Die Auswirkungen vom Hitzesommer 2022 auf den Permafrost
In den Schweizer Alpen schwindet der Permafrost zusehends. So macht sich der Einfluss des Hitzesommers 2022 in den obersten Metern bereits deutlich bemerkbar. Wie Bohrungen der WSL zeigen, dürften in den nächsten Monaten die hohen Temperaturen weiter in die Tiefe dringen.
Quelle: Nora Bühler, SLF
Bohrarbeiten für eine Messstation im Permafrost am Schafberg bei Pontresina.
«In zwei Dritteln aller Bohrlöcher haben wir 2022 Rekorde bei der Dicke der Auftauschicht gemessen», erklärte vor kurzem Jeannette Nötzli, Permafrost-Expertin am WSL-Institut für Schnee- und Lawinenforschung SLF in Davos in der Tagesschau des Schweizer Fernsehens. Bei der Auftauschicht handelt es sich um die oberste Schicht, deren Temperatur im Sommer über dem Gefrierpunkt liegt. Der eigentliche Permafrost liegt darunter, er weist mindestens an zwei Jahren am Stück nie Temperaturen über null Grad Celsius auf. - Nötzli ist Koordinatorin des Schweizer Permafrostmessnetzes (Permos)*.
Mit zunehmender Tiefe dringen die Temperaturänderungen von der Oberfläche immer langsamer in den Boden ein. Bis sie etwa zehn Meter Tiefe erreichen, vergeht ein halbes Jahr. Damit wird die Sommerhitze des letzten Jahres diese Tiefen erst in den kommenden Wochen oder Monaten erreichen. Aktuell sind diese Schichten noch von den kühlen Jahren 2020 und 2021 geprägt. So gingen die Temperaturen an vielen Messpunkten in den letzten Monaten sogar etwas zurück.
Weniger Schnee, weniger Wärme im Grund?
Wie es weitergeht, ist noch nicht klar. Dies, weil es diesen Winter sehr spät zu schneien begonnen hat. «Das späte Einschneien könnte dazu führen, dass die Hitze des Sommers 2022 wieder etwas ausgeglichen wird», prognostiziert Nötzli. Denn auch der Schnee kann den Boden kurzfristig abkühlen – oder zur Erwärmung beitragen, je nach Beginn und Dauer der Winterschneedecke. Schmilzt der Schnee zum Beispiel früh, wird der Boden auch früher wärmer. Fällt er hingegen zeitig im Herbst, isoliert er, und der Boden speichert die Wärme. Doch dieser Effekt bleibt derzeit aus.

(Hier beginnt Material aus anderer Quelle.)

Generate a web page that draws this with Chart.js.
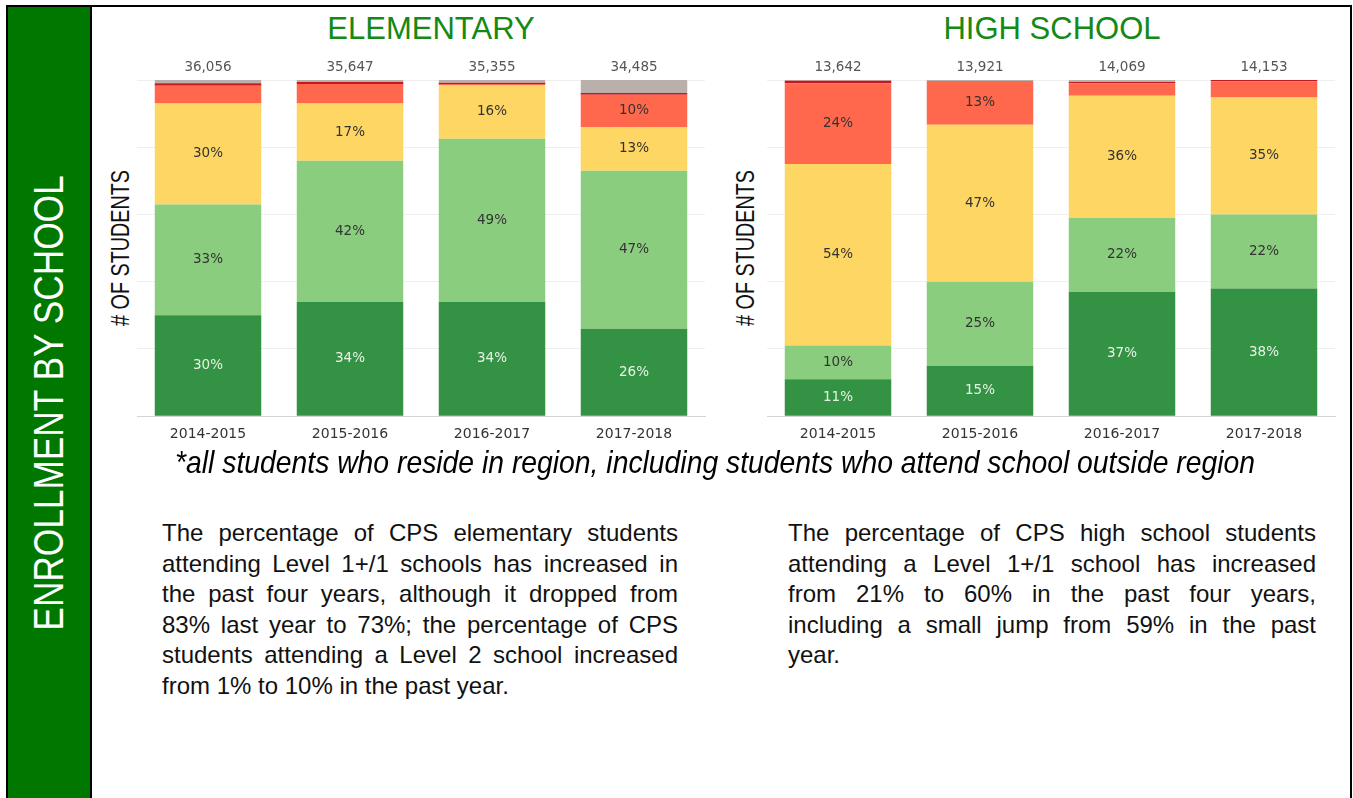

In noch grösserer Tiefe spielt das ohnehin keine Rolle. Denn
dort nimmt der Einfluss von saisonalen Schwankungen weiter ab und ein einzelner
Hitzesommer ist schliesslich ab einer Tiefe von etwa 20 Metern nicht mehr
messbar. Hier spiegeln die Permafrosttemperaturen die langfristige Entwicklung
wider, was für die Klimaforschung wichtig ist. «Der Permafrost ist ein guter
Indikator für die Klimaerwärmung», sagt Nötzli. Der Trend ist laut der
Wissenschaftlerin klar, denn langfristig steigen die Temperaturen im Permafrost:
«In den gut 20 Jahren, die wir nun messen, sehen wir einen Anstieg in allen
Messreihen.» (mai/mgt)
*Schweizer Permafrostnetz (Permos): Es wird von sechs Schweizer Forschungseinrichtungen getragen, und dient der langfristigen Beobachtung von Zustand und Entwicklung des Permafrosts in der Schweiz. Die Forschung basiert unter anderem auf Messungen der Temperatur in 30 Bohrlöchern im Permafrost.